Dataset entries
--
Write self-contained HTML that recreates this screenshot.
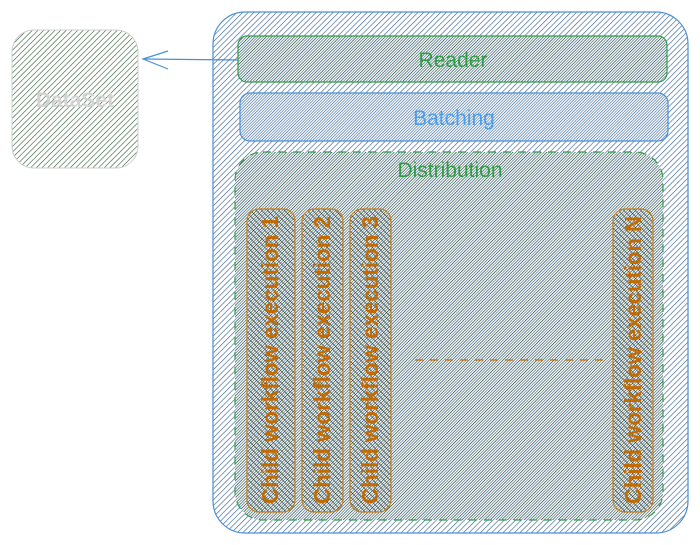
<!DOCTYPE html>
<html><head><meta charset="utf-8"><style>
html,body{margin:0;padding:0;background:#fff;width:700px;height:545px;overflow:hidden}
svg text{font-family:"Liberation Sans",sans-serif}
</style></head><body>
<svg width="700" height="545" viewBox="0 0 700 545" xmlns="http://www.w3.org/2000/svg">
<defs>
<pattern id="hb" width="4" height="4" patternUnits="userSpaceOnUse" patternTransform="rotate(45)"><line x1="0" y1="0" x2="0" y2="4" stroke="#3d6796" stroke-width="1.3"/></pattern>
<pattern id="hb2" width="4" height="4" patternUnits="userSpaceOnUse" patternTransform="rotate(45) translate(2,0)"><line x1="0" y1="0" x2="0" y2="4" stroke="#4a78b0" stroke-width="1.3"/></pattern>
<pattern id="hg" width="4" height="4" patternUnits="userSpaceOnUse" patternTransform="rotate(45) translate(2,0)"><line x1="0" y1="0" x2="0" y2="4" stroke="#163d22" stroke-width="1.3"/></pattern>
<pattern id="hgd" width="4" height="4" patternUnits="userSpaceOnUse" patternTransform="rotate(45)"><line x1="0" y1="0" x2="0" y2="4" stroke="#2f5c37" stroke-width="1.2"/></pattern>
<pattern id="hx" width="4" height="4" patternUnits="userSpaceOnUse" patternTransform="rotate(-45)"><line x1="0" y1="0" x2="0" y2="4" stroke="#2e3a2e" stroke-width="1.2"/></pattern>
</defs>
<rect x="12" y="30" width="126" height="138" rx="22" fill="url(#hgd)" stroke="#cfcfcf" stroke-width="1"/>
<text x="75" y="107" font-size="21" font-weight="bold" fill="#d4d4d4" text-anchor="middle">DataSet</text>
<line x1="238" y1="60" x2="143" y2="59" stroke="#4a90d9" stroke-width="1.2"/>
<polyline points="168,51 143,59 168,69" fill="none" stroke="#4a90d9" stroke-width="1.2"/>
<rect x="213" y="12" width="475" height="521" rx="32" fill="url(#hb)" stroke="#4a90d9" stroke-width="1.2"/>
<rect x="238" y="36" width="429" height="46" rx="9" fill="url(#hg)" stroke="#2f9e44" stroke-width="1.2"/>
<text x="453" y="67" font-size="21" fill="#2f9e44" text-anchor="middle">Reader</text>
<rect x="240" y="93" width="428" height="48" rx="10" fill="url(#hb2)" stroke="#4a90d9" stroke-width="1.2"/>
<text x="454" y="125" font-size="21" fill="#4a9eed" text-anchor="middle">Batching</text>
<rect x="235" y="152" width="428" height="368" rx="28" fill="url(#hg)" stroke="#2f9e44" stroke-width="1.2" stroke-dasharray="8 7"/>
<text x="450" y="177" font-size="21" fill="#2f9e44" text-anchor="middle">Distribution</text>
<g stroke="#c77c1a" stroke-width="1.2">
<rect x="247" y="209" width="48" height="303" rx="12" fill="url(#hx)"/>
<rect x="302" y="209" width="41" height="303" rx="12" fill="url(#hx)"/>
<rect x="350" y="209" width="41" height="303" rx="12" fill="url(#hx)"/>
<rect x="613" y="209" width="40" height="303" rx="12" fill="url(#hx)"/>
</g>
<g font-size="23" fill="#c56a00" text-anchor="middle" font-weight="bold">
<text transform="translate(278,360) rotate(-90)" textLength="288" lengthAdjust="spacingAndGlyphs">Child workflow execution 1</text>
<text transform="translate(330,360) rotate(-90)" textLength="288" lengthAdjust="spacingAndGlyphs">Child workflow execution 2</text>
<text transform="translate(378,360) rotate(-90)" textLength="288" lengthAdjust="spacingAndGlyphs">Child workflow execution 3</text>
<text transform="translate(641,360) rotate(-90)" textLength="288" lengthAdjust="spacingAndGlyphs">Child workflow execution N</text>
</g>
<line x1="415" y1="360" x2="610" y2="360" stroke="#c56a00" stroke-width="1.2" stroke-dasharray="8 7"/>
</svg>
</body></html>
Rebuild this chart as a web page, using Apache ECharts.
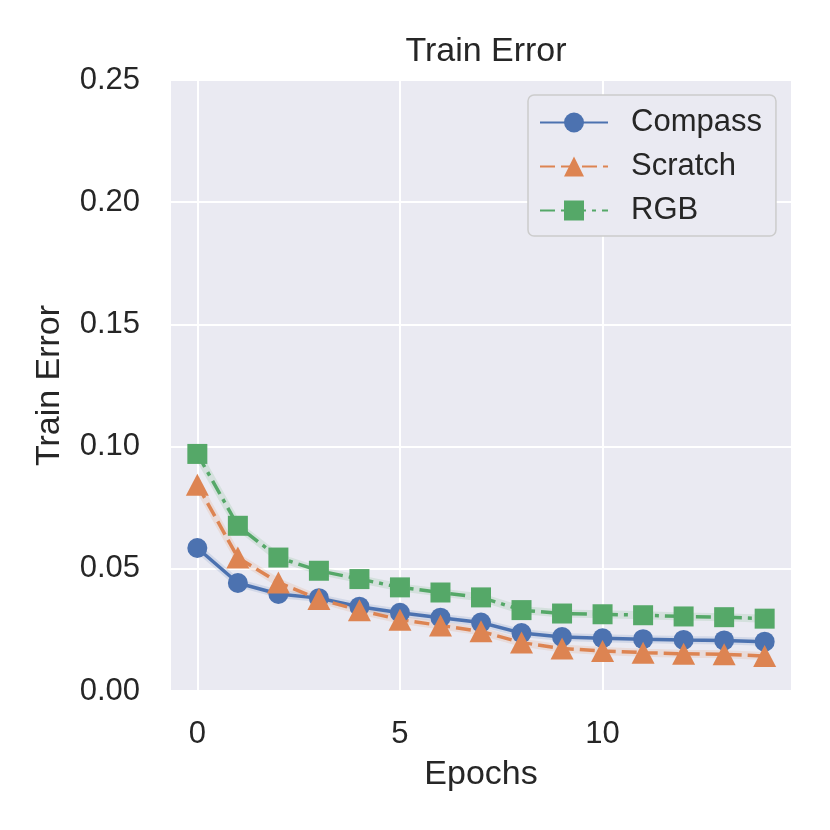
--
Task to complete> Lines from the records above that hold "this" are the ones to list.

Task result>
Write self-contained HTML that recreates this screenshot.
Rebuild this chart as a web page, using Apache ECharts.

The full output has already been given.